E anche l’assetto, da parte sua, è stato tarato in una maniera che risparmia abbastanza la schiena. Le vere note dolenti arrivano al capitolo consumi, che pur se arginati in parte dall’iniezione diretta e dagli accorgimenti del pacchetto EfficientDynamics restano su livelli molto elevati: la miglior percorrenza registrata e? quella a 90 orari costanti, con 8,5 km/litro, ma al limite ad esempio si passa a 1,5 km/l. Le medie reali si attestano sui 5 al litro.
La BMW X6 M è il primo Suv che e? riuscito ad abbattere il muro dei tre minuti (2’59”30) sulla nostra pista di Balocco, soglia che soltanto le sportive più performanti riescono ad oltrepassare. È un tempo fotocopia di quelli fatti segnare da due super station wagon come RS6 Avant ed M5 Touring, e per trovare un Suv altrettanto performante bisogna far riferimento alla Cayenne GTS, distanziata di 4 secondi ma sfavorita dalla potenza, inferiore di quasi 150 cavalli. Il segreto del successo della BMW, infatti, è da attribuire quasi unicamente alla potenza e alla coppia del V8 sovralimentato. In parte anche alla bontà della trasmissione, che grazie al mix fra una 4×4 ulteriormente orientata verso il retrotreno e la presenza del Dynamic Performance Control che funge da autobloccante, fanno sì che la motricità e il contenimento del sottosterzo in uscita di curva siano ottimi.

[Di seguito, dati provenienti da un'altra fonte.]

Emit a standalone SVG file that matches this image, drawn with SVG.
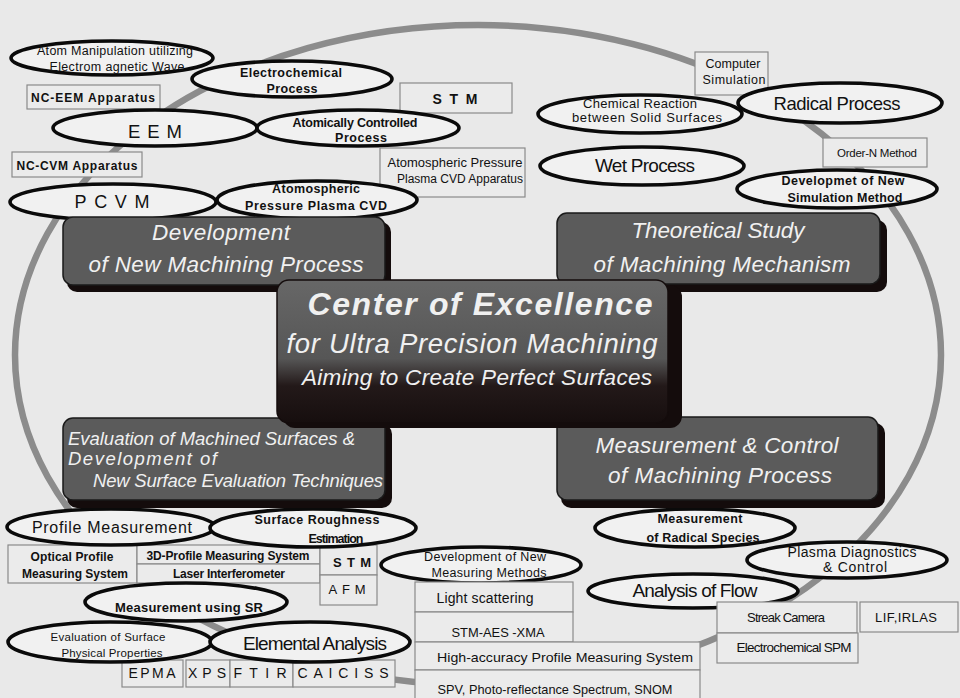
<svg xmlns="http://www.w3.org/2000/svg" width="960" height="698" viewBox="0 0 960 698">
<defs>
<linearGradient id="cg" x1="0" y1="0" x2="0" y2="1">
<stop offset="0" stop-color="#676767"/>
<stop offset="0.55" stop-color="#565656"/>
<stop offset="0.74" stop-color="#231919"/>
<stop offset="1" stop-color="#160e0e"/>
</linearGradient>
</defs>
<style>
.t{font-family:"Liberation Sans",Arial,sans-serif;fill:#111;text-anchor:middle}
.b{font-weight:bold}
.e{fill:#f1f1f1;stroke:#0a0a0a;stroke-width:3.6}
.r{fill:#ebebeb;stroke:#8a8a8a;stroke-width:1.2}
.sh{fill:#140c0c}
.dk{fill:#5b5b5b;stroke:#1a1a1a;stroke-width:1.5}
.w{font-family:"Liberation Sans",Arial,sans-serif;fill:#f0f0f0;font-style:italic;text-anchor:middle}
</style>
<rect x="0" y="0" width="960" height="698" fill="#e9e9e9"/>
<g id="ring"><ellipse cx="478" cy="355" rx="463" ry="330" fill="none" stroke="#8c8c8c" stroke-width="6.5"/></g>
<g id="connectors"></g>

<g id="n-atom"><ellipse class="e" cx="112" cy="58" rx="101" ry="17"/>
<text class="t" x="115" y="55" font-size="12.5" textLength="156">Atom Manipulation utilizing</text>
<text class="t" x="117" y="71" font-size="12.5" textLength="135">Electrom agnetic Wave</text></g>
<g id="n-ncEEM"><rect class="r" x="27" y="85" width="133" height="24"/>
<text class="t b" x="93" y="102" font-size="12" textLength="124">NC-EEM Apparatus</text></g>
<g id="n-electro"><ellipse class="e" cx="292" cy="79" rx="100" ry="18"/>
<text class="t b" x="291" y="77" font-size="12.5" textLength="102">Electrochemical</text>
<text class="t b" x="292" y="93" font-size="12.5" textLength="51">Process</text></g>
<g id="n-stm1"><rect class="r" x="400" y="83" width="112" height="30"/>
<text class="t b" x="455" y="104" font-size="14" textLength="45">STM</text></g>
<g id="n-eem"><ellipse class="e" cx="155" cy="128" rx="102" ry="18"/>
<text class="t" x="155" y="138" font-size="18.5" textLength="54">EEM</text></g>
<g id="n-atomic"><ellipse class="e" cx="358" cy="128" rx="101" ry="18"/>
<text class="t b" x="355" y="127" font-size="12.5" textLength="125">Atomically Controlled</text>
<text class="t b" x="361" y="142" font-size="12.5" textLength="52">Process</text></g>
<g id="n-ncCVM"><rect class="r" x="12" y="152" width="130" height="25"/>
<text class="t b" x="77" y="170" font-size="12" textLength="121">NC-CVM Apparatus</text></g>
<g id="n-apcvdApp"><rect class="r" x="380" y="148" width="145" height="49"/>
<text class="t" x="455" y="167" font-size="12.5" textLength="135" lengthAdjust="spacingAndGlyphs">Atomospheric Pressure</text>
<text class="t" x="460" y="183" font-size="12.5" textLength="126" lengthAdjust="spacingAndGlyphs">Plasma CVD Apparatus</text></g>
<g id="n-pcvm"><ellipse class="e" cx="113" cy="202" rx="103" ry="18"/>
<text class="t" x="112" y="208" font-size="18" textLength="75">PCVM</text></g>
<g id="n-apcvd"><ellipse class="e" cx="317" cy="200" rx="100" ry="19"/>
<text class="t b" x="316" y="193" font-size="12.5" textLength="88">Atomospheric</text>
<text class="t b" x="316" y="210" font-size="12.5" textLength="142">Pressure Plasma CVD</text></g>

<g id="n-comp"><rect class="r" x="695" y="52" width="73" height="43"/>
<text class="t" x="733" y="68" font-size="12.5" textLength="55">Computer</text>
<text class="t" x="734" y="84" font-size="12.5" textLength="63">Simulation</text></g>
<g id="n-chem"><ellipse class="e" cx="640" cy="114" rx="102" ry="19"/>
<text class="t" x="640" y="108" font-size="13" textLength="114">Chemical Reaction</text>
<text class="t" x="647" y="122" font-size="13" textLength="150">between Solid Surfaces</text></g>
<g id="n-radical"><ellipse class="e" cx="840" cy="103" rx="102" ry="20"/>
<text class="t" x="837" y="110" font-size="18.5" textLength="127">Radical Process</text></g>
<g id="n-orderN"><rect class="r" x="823" y="138" width="104" height="29"/>
<text class="t" x="877" y="157" font-size="11.5" textLength="80">Order-N Method</text></g>
<g id="n-wet"><ellipse class="e" cx="642" cy="166" rx="102" ry="19"/>
<text class="t" x="645" y="172" font-size="19" textLength="100">Wet Process</text></g>
<g id="n-devsim"><ellipse class="e" cx="837" cy="189" rx="100" ry="19"/>
<text class="t b" x="843" y="185" font-size="12.5" textLength="123">Developmet of New</text>
<text class="t b" x="845" y="202" font-size="12.5" textLength="115">Simulation Method</text></g>

<g id="n-optical"><rect class="r" x="8" y="545" width="129" height="38"/>
<text class="t b" x="72" y="561" font-size="12" textLength="83">Optical Profile</text>
<text class="t b" x="75" y="578" font-size="12" textLength="106">Measuring System</text></g>
<g id="n-3d"><rect class="r" x="137" y="545" width="183" height="19"/>
<text class="t b" x="228" y="560" font-size="12" textLength="163">3D-Profile Measuring System</text></g>
<g id="n-laser"><rect class="r" x="137" y="564" width="183" height="19"/>
<text class="t b" x="229" y="578" font-size="12" textLength="112">Laser Interferometer</text></g>
<g id="n-stm2"><rect class="r" x="320" y="545" width="57" height="30"/>
<text class="t b" x="352" y="567" font-size="13" textLength="38">STM</text></g>
<g id="n-afm"><rect class="r" x="320" y="575" width="57" height="30"/>
<text class="t" x="347" y="594" font-size="13" textLength="37">AFM</text></g>
<g id="n-profile"><ellipse class="e" cx="111" cy="527" rx="104" ry="18"/>
<text class="t" x="112" y="533" font-size="16" textLength="160">Profile Measurement</text></g>
<g id="n-rough"><ellipse class="e" cx="313" cy="528" rx="103" ry="19"/>
<text class="t b" x="317" y="524" font-size="12.5" textLength="125">Surface Roughness</text>
<text class="t b" x="336" y="543" font-size="12.5" textLength="55">Estimation</text></g>
<g id="n-devmeas"><ellipse class="e" cx="481" cy="565" rx="100" ry="18"/>
<text class="t" x="485" y="561" font-size="12.5" textLength="122">Development of New</text>
<text class="t" x="489" y="577" font-size="12.5" textLength="115">Measuring Methods</text></g>
<g id="n-sr"><ellipse class="e" cx="186" cy="602" rx="101" ry="19"/>
<text class="t b" x="189" y="612" font-size="13" textLength="148">Measurement using SR</text></g>
<g id="n-epma"><rect class="r" x="122" y="660" width="61" height="27"/>
<text class="t" x="152" y="678" font-size="14" textLength="47">EPMA</text></g>
<g id="n-xps"><rect class="r" x="186" y="660" width="44" height="27"/>
<text class="t" x="207" y="678" font-size="14" textLength="38">XPS</text></g>
<g id="n-ftir"><rect class="r" x="230" y="660" width="63" height="27"/>
<text class="t" x="260" y="678" font-size="14" textLength="53">FTIR</text></g>
<g id="n-caiciss"><rect class="r" x="293" y="660" width="102" height="27"/>
<text class="t" x="343" y="678" font-size="14" textLength="91">CAICISS</text></g>
<g id="n-evalsurf"><ellipse class="e" cx="110" cy="642" rx="102" ry="20"/>
<text class="t" x="108" y="641" font-size="11.5" textLength="115">Evaluation of Surface</text>
<text class="t" x="112" y="657" font-size="11.5" textLength="101">Physical Properties</text></g>
<g id="n-elem"><ellipse class="e" cx="310" cy="642" rx="100" ry="20"/>
<text class="t" x="315" y="650" font-size="19" textLength="144">Elemental Analysis</text></g>
<g id="n-light"><rect class="r" x="415" y="582" width="158" height="30"/>
<text class="t" x="485" y="603" font-size="14" textLength="97">Light scattering</text></g>
<g id="n-stmaes"><rect class="r" x="415" y="612" width="158" height="30"/>
<text class="t" x="498" y="637" font-size="13.5" textLength="93" lengthAdjust="spacingAndGlyphs">STM-AES -XMA</text></g>
<g id="n-high"><rect class="r" x="415" y="642" width="285" height="28"/>
<text class="t" x="565" y="662" font-size="13.5" textLength="256" lengthAdjust="spacingAndGlyphs">High-accuracy Profile Measuring System</text></g>
<g id="n-spv"><rect class="r" x="415" y="670" width="285" height="30"/>
<text class="t" x="555" y="694" font-size="13.5" textLength="235" lengthAdjust="spacingAndGlyphs">SPV, Photo-reflectance Spectrum, SNOM</text></g>
<g id="n-radspec"><ellipse class="e" cx="695" cy="528" rx="100" ry="19"/>
<text class="t b" x="700" y="523" font-size="12.5" textLength="85">Measurement</text>
<text class="t b" x="703" y="542" font-size="12.5" textLength="113">of Radical Species</text></g>
<g id="n-plasma"><ellipse class="e" cx="847" cy="560" rx="100" ry="18"/>
<text class="t" x="852" y="557" font-size="14" textLength="129">Plasma Diagnostics</text>
<text class="t" x="855" y="572" font-size="14" textLength="64">&amp; Control</text></g>
<g id="n-flow"><ellipse class="e" cx="693" cy="591" rx="105" ry="17"/>
<text class="t" x="695" y="597" font-size="19" textLength="125">Analysis of Flow</text></g>
<g id="n-streak"><rect class="r" x="717" y="602" width="140" height="31"/>
<text class="t" x="786" y="622" font-size="13" textLength="78">Streak Camera</text></g>
<g id="n-lif"><rect class="r" x="860" y="602" width="98" height="30"/>
<text class="t" x="906" y="622" font-size="13" textLength="62">LIF,IRLAS</text></g>
<g id="n-ecspm"><rect class="r" x="717" y="633" width="141" height="30"/>
<text class="t" x="794" y="652" font-size="13.5" textLength="115">Electrochemical SPM</text></g>

<g id="n-machproc"><rect class="sh" x="67" y="222" width="324" height="70" rx="10"/>
<rect class="dk" x="63" y="217" width="322" height="68" rx="10"/>
<text class="w" x="221" y="240" font-size="22.5" textLength="138">Development</text>
<text class="w" x="226" y="272" font-size="22.5" textLength="275">of New Machining Process</text></g>
<g id="n-theory"><rect class="sh" x="561" y="220" width="326" height="72" rx="10"/>
<rect class="dk" x="557" y="213" width="323" height="71" rx="10"/>
<text class="w" x="718" y="238" font-size="22.5" textLength="173">Theoretical Study</text>
<text class="w" x="722" y="272" font-size="22.5" textLength="257">of Machining Mechanism</text></g>
<g id="n-eval"><rect class="sh" x="67" y="424" width="325" height="84" rx="10"/>
<rect class="dk" x="63" y="418" width="322" height="82" rx="10"/>
<text class="w" x="68" y="445" font-size="18.5" textLength="287" style="text-anchor:start">Evaluation of Machined Surfaces &amp;</text>
<text class="w" x="68" y="465" font-size="18.5" textLength="149" style="text-anchor:start">Development of</text>
<text class="w" x="93" y="487" font-size="18.5" textLength="290" style="text-anchor:start">New Surface Evaluation Techniques</text></g>
<g id="n-control"><rect class="sh" x="561" y="423" width="324" height="85" rx="10"/>
<rect class="dk" x="557" y="417" width="321" height="83" rx="10"/>
<text class="w" x="717" y="453" font-size="22.5" textLength="243">Measurement &amp; Control</text>
<text class="w" x="720" y="483" font-size="22.5" textLength="224">of Machining Process</text></g>
<g id="n-center"><rect class="sh" x="283" y="285" width="399" height="143" rx="12"/>
<rect x="277" y="280" width="391" height="143" rx="12" fill="url(#cg)" stroke="#140c0c" stroke-width="1.5"/>
<text class="w b" x="480" y="315" font-size="32" textLength="345">Center of Excellence</text>
<text class="w" x="472" y="353" font-size="27.5" textLength="371">for Ultra Precision Machining</text>
<text class="w" x="477" y="385" font-size="22.5" textLength="350">Aiming to Create Perfect Surfaces</text></g>
</svg>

Quello che paga la X6 M è invece un marcato sottosterzo in ingresso e in fase di percorrenza delle curve. Lecito da attendersi nelle parti più lente, causa peso molto elevato, ma molto fastidioso e mortificante sul veloce, situazione dove l’assetto non riesce a caricare a dovere la ruota anteriore in appoggio facendo appunto allargare troppo le traiettorie.